The Brent forecast increase to $50 per barrel in 2017 is expected to be concentrated later in the year.

“At that point, the market is expected to experience small inventory draws, with the possibility of further draws beyond the forecast period,” the agency said, with Brent prices forecast to average $56 per barrel in the fourth quarter of 2017.

West Texas Intermediate, forecast to average $2 and $3 below Brent in 2016 and 2017 in the agency’s January outlook, is now forecast to average the same as Brent in both years.

EIA said the price parity “is based on the assumption of competition between the two crudes in the U.S. Gulf Coast refinery market, as transportation differentials are similar to move the crudes from their respective pricing points to that market.”

US production dropping

EIA said U.S. crude oil production averaged some 9.4 million bpd in 2015, is forecast to average 8.7 million bpd this year and 8.5 million bpd in 2017, and is estimated to have dropped 70,000 bpd in January from the December level of 9.2 million bpd.

Petroleum and other liquid fuels production outside the Organization of the Petroleum Exporting Countries grew by 1.4 million bpd in 2015, mainly in North America.

Non-OPEC production is forecast to decline by 600,000 bpd this year, the first decline since 2008, the agency said, with most of that decline expected to be in the U.S. Non-OPEC production is forecast to decline by 200,000 bpd in 2017.

“Changes in non-OPEC production are driven by changes in U.S. tight oil production, which is characterized by high decline rates and relatively short investment horizons, which make it among the most price-sensitive globally,” the agency said. U.S. liquid fuels production is forecast to decline by some 500,000 bpd this year, “as low oil prices contribute to drilling rig counts falling below levels required to sustain current production,” EIA said.
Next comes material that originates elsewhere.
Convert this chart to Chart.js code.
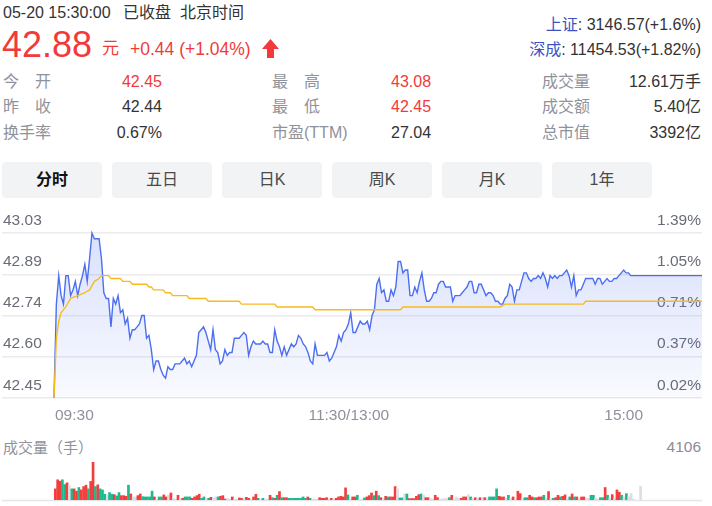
<!DOCTYPE html>
<html><head><meta charset="utf-8">
<script src="https://cdn.jsdelivr.net/npm/chart.js@4.4.1/dist/chart.umd.min.js"></script>
<style>
html,body{margin:0;padding:0;background:#fff}
body{width:712px;height:506px;position:relative;overflow:hidden;font-family:"Liberation Sans",Arial,"Noto Sans CJK SC",sans-serif}
.t{position:absolute;white-space:nowrap;line-height:1}
.lab{color:#8f929b;font-size:16px}
.val{color:#333;font-size:16px}
.red{color:#f23a3a}
.tab{position:absolute;top:162px;width:100px;height:36px;background:#f2f3f5;border-radius:4px;text-align:center;line-height:36px;font-size:16px;color:#4a4a4a}
canvas{position:absolute;left:0}
</style></head><body>
<div class="t val" style="left:3px;top:5px">05-20 15:30:00</div>
<div class="t val" style="left:123px;top:5px">已收盘</div>
<div class="t val" style="left:180px;top:5px">北京时间</div>
<div class="t red" style="left:2px;top:26.5px;font-size:36px">42.88</div>
<div class="t red" style="left:102px;top:40px;font-size:17px">元</div>
<div class="t red" style="left:130px;top:40.5px;font-size:17.5px">+0.44 (+1.04%)</div>
<svg style="position:absolute;left:262px;top:39px" width="17" height="19"><path d="M8.5 0 L17 10 L12 10 L12 19 L5 19 L5 10 L0 10 Z" fill="#f23a3a"/></svg>
<div class="t val" style="right:11px;top:17px"><span style="color:#3b52c4">上证</span>: 3146.57(+1.6%)</div>
<div class="t val" style="right:11px;top:42px"><span style="color:#3b52c4">深成</span>: 11454.53(+1.82%)</div>

<div class="t lab" style="left:3px;top:74px">今　开</div>
<div class="t lab" style="left:3px;top:99px">昨　收</div>
<div class="t lab" style="left:3px;top:125px">换手率</div>
<div class="t val red" style="right:550px;top:74px">42.45</div>
<div class="t val" style="right:550px;top:99px">42.44</div>
<div class="t val" style="right:550px;top:125px">0.67%</div>
<div class="t lab" style="left:272px;top:74px">最　高</div>
<div class="t lab" style="left:272px;top:99px">最　低</div>
<div class="t lab" style="left:272px;top:125px">市盈(TTM)</div>
<div class="t val red" style="left:391px;top:74px">43.08</div>
<div class="t val red" style="left:391px;top:99px">42.45</div>
<div class="t val" style="left:391px;top:125px">27.04</div>
<div class="t lab" style="left:542px;top:74px">成交量</div>
<div class="t lab" style="left:542px;top:99px">成交额</div>
<div class="t lab" style="left:542px;top:125px">总市值</div>
<div class="t val" style="right:11px;top:74px">12.61万手</div>
<div class="t val" style="right:11px;top:99px">5.40亿</div>
<div class="t val" style="right:11px;top:125px">3392亿</div>

<div class="tab" style="left:2px;color:#111;font-weight:bold">分时</div>
<div class="tab" style="left:112px">五日</div>
<div class="tab" style="left:222px">日K</div>
<div class="tab" style="left:332px">周K</div>
<div class="tab" style="left:442px">月K</div>
<div class="tab" style="left:552px">1年</div>

<canvas id="pc" width="712" height="225" style="top:205px"></canvas>
<div class="t lab" style="left:3px;top:439.5px;font-size:15px">成交量（手）</div>
<div class="t lab" id="vmax" style="right:11px;top:438.5px;font-size:15.5px;color:#8a8d96"></div>
<canvas id="vc" width="712" height="50" style="top:455px"></canvas>

<script>
// ---- data ----
const priceTickValues = [42.45, 42.595, 42.74, 42.885, 43.03];
const priceTickLabels = ['42.45', '42.60', '42.74', '42.89', '43.03'];
const pctTickLabels = ['0.02%', '0.37%', '0.71%', '1.05%', '1.39%'];
const timeTickMinutes = [0, 120, 240];
const timeTickLabels = ['09:30', '11:30/13:00', '15:00'];

// price per minute from 09:30 (null = not read)
const prices = [
42.45,42.78,42.88,42.81,42.78,42.88,42.88,42.81,42.83,42.86,
42.81,42.85,42.88,42.92,42.86,42.94,43.03,43.01,43.01,43.01,
42.94,42.82,42.80,42.80,42.70,42.80,42.78,42.81,42.75,42.76,
42.71,42.73,42.66,42.69,42.69,42.70,42.71,42.74,42.74,42.66,
42.67,42.62,42.55,42.58,42.58,42.55,42.53,42.52,42.56,42.55,
42.55,42.57,42.57,42.57,42.58,42.59,42.57,42.58,42.56,null,
42.60,42.68,42.69,42.70,42.68,42.65,42.62,42.69,42.62,42.61,
42.57,42.58,42.62,42.60,42.61,42.61,42.66,42.66,42.66,42.67,
42.68,42.67,42.60,42.63,42.65,42.64,null,42.64,42.65,42.64,
42.64,42.61,42.61,42.69,42.65,42.63,42.60,42.63,42.60,42.62,
42.64,42.63,42.64,42.67,42.66,42.64,42.63,42.61,42.58,42.57,
42.64,42.60,42.60,42.60,42.60,42.61,42.58,42.59,42.61,42.63,
42.67,42.65,42.68,42.69,42.71,42.75,42.68,42.68,42.70,42.72,
42.71,42.71,42.72,42.69,42.74,42.76,42.85,42.87,42.82,42.83,
42.79,42.79,42.83,42.81,42.84,42.93,42.93,42.89,42.90,42.90,
42.81,42.81,42.84,42.82,42.86,42.89,42.83,42.79,42.79,42.80,
42.82,42.82,42.85,42.86,42.86,42.84,42.84,42.84,42.79,42.81,
42.81,42.81,42.82,42.83,42.84,42.86,42.86,42.82,42.82,42.85,
42.85,null,42.81,42.82,42.82,42.81,42.79,42.79,42.78,42.78,
42.80,42.81,42.85,42.84,42.79,42.83,42.83,42.86,42.89,42.89,
42.87,42.86,42.87,42.87,42.88,42.87,42.89,42.87,42.84,42.88,
42.87,42.88,42.87,42.88,42.88,42.89,42.90,42.88,42.84,42.88,
42.81,42.83,42.83,42.85,42.87,42.87,42.87,42.87,42.85,42.87,
42.87,42.85,42.86,42.87,42.86,42.86,42.87,42.87,42.88,42.89,
42.90,42.89,42.89,42.88
];
const afterMinutes = [273];
const afterPrices = [42.88];

const avgMinutes = [0,1,2,3,5,7,10,13,15,17,19,20,23,24,28,29,32,33,39,40,41,42,46,47,49,50,56,57,64,65,78,79,93,94,109,110,146,147,188,190,223,224,273];
const avgPrices  = [42.45,42.66,42.72,42.75,42.77,42.80,42.81,42.82,42.83,42.86,42.87,42.88,42.88,42.87,42.87,42.86,42.86,42.85,42.85,42.84,42.84,42.83,42.83,42.82,42.82,42.81,42.81,42.80,42.80,42.79,42.79,42.78,42.78,42.77,42.77,42.76,42.76,42.77,42.77,42.78,42.78,42.79,42.79];

const volumeMax = 4106;
const volumes = [
1200,2180,2030,2180,1670,1850,1560,1200,1200,950,
1350,1090,1450,1600,1200,2000,4106,1450,1635,1200,
1090,620,550,800,620,580,440,800,470,470,
400,1600,650,330,330,470,650,360,330,330,
330,950,330,60,330,330,550,330,550,760,
180,100,510,180,180,330,330,330,180,330,
470,620,180,330,180,180,290,180,330,330,
400,470,100,180,100,330,70,70,220,180,
180,290,180,70,330,620,180,100,180,100,
100,510,250,180,510,910,250,250,250,180,
180,180,180,180,180,330,180,330,180,100,
100,100,250,180,180,250,100,180,100,180,
330,400,330,1310,550,70,330,330,510,70,
100,220,330,470,760,470,950,470,250,180,
400,330,330,330,1450,1200,220,220,650,650,
150,150,150,400,580,650,550,250,250,180,
100,510,250,100,100,180,180,250,510,100,
330,180,180,330,330,580,330,180,250,180,
250,250,250,180,330,330,330,1200,400,330,
330,180,510,180,330,100,950,690,180,250,
250,510,330,250,250,330,330,510,180,910,
180,180,250,510,330,400,550,180,330,650,
330,330,180,330,330,180,180,510,510,180,
100,250,250,1350,510,180,580,180,1090,840,
510,330,690,330,690,100,null,null,1490
];
// r = up, g = down, n = unchanged
const volDir = [
'rrrggrngrr','grrrgrrgrg','ggnggrggrr','rgrnnrrggg','ggrnggrrnr',
'nnrnrgggrr','rrggngrnng','rrrnnrnnrr','nrrnrrgngn','nrgrgrgrrg',
'gggggggrgn','nnrrrrnrnr','rrrrgnrrgn','ngrrrgrgrn','rgrrrnggng',
'rrrrrgnrrn','nrrnnnngrn','nnrrrngnrn','rnrnggggrr','rngnrnrrng',
'grrgrrrgnr','ngrrgrrngr','grnrrnnggn','nggrgnrnrr','gngnnnnnn'
].join('').split('');

// ---- charts ----
const FONT = '"Liberation Sans", Arial, sans-serif';
const priceLabels = {
  id: 'priceLabels',
  beforeDatasetsDraw(chart) {
    const { ctx, chartArea: a, scales: { x, y } } = chart;
    ctx.save();
    ctx.font = '15.5px ' + FONT;
    ctx.fillStyle = '#686c76';
    ctx.textBaseline = 'alphabetic';
    priceTickValues.forEach((v, i) => {
      const py = y.getPixelForValue(v) - 8.5;
      ctx.textAlign = 'left'; ctx.fillText(priceTickLabels[i], 3, py);
      ctx.textAlign = 'right'; ctx.fillText(pctTickLabels[i], 701, py);
    });
    ctx.fillStyle = '#8d919b';
    const aligns = ['left', 'center', 'center'];
    const shifts = [1, 10, 0];
    timeTickMinutes.forEach((m, i) => {
      ctx.textAlign = aligns[i];
      ctx.fillText(timeTickLabels[i], x.getPixelForValue(m) + shifts[i], a.bottom + 22);
    });
    ctx.restore();
  }
};

const priceData = prices.map((p, i) => ({ x: i, y: p }))
  .concat(afterMinutes.map((m, i) => ({ x: m, y: afterPrices[i] })));
const avgData = avgMinutes.map((m, i) => ({ x: m, y: avgPrices[i] }));

new Chart(document.getElementById('pc'), {
  type: 'line',
  data: {
    datasets: [
      { data: avgData, borderColor: '#f8bb1f', borderWidth: 1.4, pointRadius: 0, fill: false, clip: 8 },
      {
        data: priceData, borderColor: '#4c6ff0', borderWidth: 1.4, pointRadius: 0, spanGaps: true, fill: 'start', clip: 8,
        backgroundColor: (c) => {
          const { ctx, chartArea } = c.chart;
          if (!chartArea) return 'rgba(0,0,0,0)';
          const g = ctx.createLinearGradient(0, chartArea.top, 0, chartArea.bottom);
          g.addColorStop(0, 'rgba(76,111,240,0.21)');
          g.addColorStop(1, 'rgba(76,111,240,0.03)');
          return g;
        }
      }
    ]
  },
  options: {
    responsive: false, animation: false, devicePixelRatio: 1,
    layout: { padding: { left: 2, right: 10, top: 28, bottom: 32 } },
    plugins: { legend: { display: false }, tooltip: { enabled: false } },
    elements: { line: { tension: 0 } },
    scales: {
      x: { type: 'linear', display: false, min: -21.9, max: 273 },
      y: {
        min: 42.45, max: 43.03,
        afterBuildTicks: (s) => { s.ticks = priceTickValues.map(v => ({ value: v })); },
        afterFit: (s) => { s.width = 0; },
        ticks: { display: false },
        grid: { color: '#ebebee', lineWidth: 1.5, drawTicks: false },
        border: { display: false }
      }
    }
  },
  plugins: [priceLabels]
});

document.getElementById('vmax').textContent = String(volumeMax);
const dirColor = { r: '#f53d3d', g: '#1bb98c', n: '#dcdee4' };
const volBase = {
  id: 'volBase',
  beforeDatasetsDraw(chart) {
    const { ctx, chartArea: a, scales: { y } } = chart;
    ctx.save();
    ctx.strokeStyle = '#e4e5e9';
    ctx.lineWidth = 1.5;
    const py = y.getPixelForValue(0) + 0.5;
    ctx.beginPath(); ctx.moveTo(a.left, py); ctx.lineTo(a.right, py); ctx.stroke();
    ctx.restore();
  }
};
new Chart(document.getElementById('vc'), {
  type: 'bar',
  data: {
    datasets: [{
      data: volumes.map((v, i) => ({ x: i, y: v })),
      backgroundColor: volDir.map(d => dirColor[d]),
      barThickness: 2, borderWidth: 0
    }]
  },
  options: {
    responsive: false, animation: false, devicePixelRatio: 1,
    layout: { padding: { left: 2, right: 10, top: 7, bottom: 5 } },
    plugins: { legend: { display: false }, tooltip: { enabled: false } },
    scales: {
      x: { type: 'linear', display: false, offset: false, min: -22.58, max: 274.03 },
      y: { display: false, min: 0, max: volumeMax }
    }
  },
  plugins: [volBase]
});
</script>
</body></html>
U.S. production is forecast to be relatively flat in 2017.

Outside the U.S., some non-OPEC countries are expected to see continuing production increases, including Canada, where several oil sands begin production at projects sanctioned before the drop in oil prices.

Capital, technology

With WTI prices below $40 per barrel and projected to remain there through the middle of the year, EIA said it expects most Lower 48 onshore oil production to decline.

“The expectation of reduced cash flows in 2016 and 2017 has prompted many companies to scale back investment programs, deferring major new undertakings until a sustained price recovery occurs,” the agency said, adding that the prospect of higher interest rates and tighter lending conditions “will likely limit the availability of capital for many smaller producers, giving rise to distressed asset sales and consolidation of acreage holdings by more financially sound firms.”

Lower 48 onshore drilling will focus in core areas of major oil plays, EIA said, noting that rig counts have “largely stabilized in the core counties of the Bakken, Eagle Ford, Niobrara, and Permian,” where falling costs, and ongoing technological and process improvements “are anticipated to lead to faster rates of well completions and less-rapid production declines relative to other Lower 48 onshore areas.”

EIA said total U.S. production is expected to level off in 2016, with onshore Lower 48 production continuing to fall into the third quarter of 2017, while “productivity improvements, lower breakeven costs, and anticipated oil price increases are expected to end more than two years of declines in Lower 48 onshore production before the end of 2017.”